Don’t worry about u8/u16/etc, most things expand to u64 anyway and hence cost more instructions:

  • 32 bit instructions take one less byte, so prefer unsigned int 32.
  • Code has it’s own cache (instruction cache), so fewer / smaller instructions are also better, like data.
  • In my experiments u64 and u32 can be faster than u8 and u16. Try both, because smaller values should vectorize better.

Integer is much faster than floating point. f32 and f64 are similar

Powers of 2 are faster, default your numbers to that whenever possible:

  • Faster multiplication (including array access) and and division.
  • Memory alignment (an array[2^x] automatically aligns on a power of 2) ??
  • Easier vectorization

Branching

Avoid unpredictable branches, were there isn’t one direction that’s nearly always taken.

In a switch or big if/else block, if there are two common branches and many uncommon, split into two statements so that each is predictable.

Conditional / ternary operator (x = cond ? a : b) can compile to a ‘conditional move’ instruction (CMOV family) which avoids a branch.

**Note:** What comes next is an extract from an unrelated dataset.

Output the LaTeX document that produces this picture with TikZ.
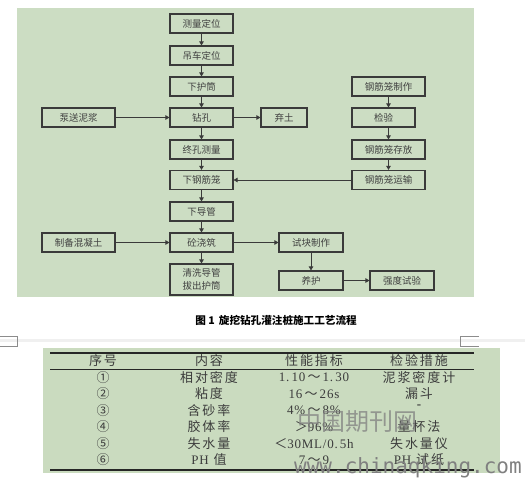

In Rust if assignment use ‘let x = if cond { a } else { b }’ to get CMOV. Compiler decides, so not guaranteed to be branch free.

Prefer stack allocated data:

  • No actual allocation, just increase stack pointer by fixed amount know at compile time.
  • Likely to be in L1 cache because variables are very close to each other in memory (same cache line, or prefetch block).
  • Avoids “false sharing” (sharing non-overlapping parts of a cache line w/ another thread) as stack is thread local.

If threads share data and access it a lot, copy to stack and work there. Copy back when finished to only commit once. Otherwise cache line keeps getting ‘dirty’ and being sychronized, lots of traffic to/from memory.

Try to make loop iterations independant of each other, so they can run in parallel / out-of-order

SIMD: Single Instruction Multiple Data, also called ‘vector’, allows performing a basic operation (e.g. add) on multiple values at once by packing them into a large register. Can be used directly in assembly or via ‘intrinsics’ https://doc.rust-lang.org/core/arch/x86_64/index.html (also C++ for intrinsics)

For specific algorithms the work is often already done, look for library / crate using SIMD instructions. stdlib is often slow to catch up, and has to support very old architectures.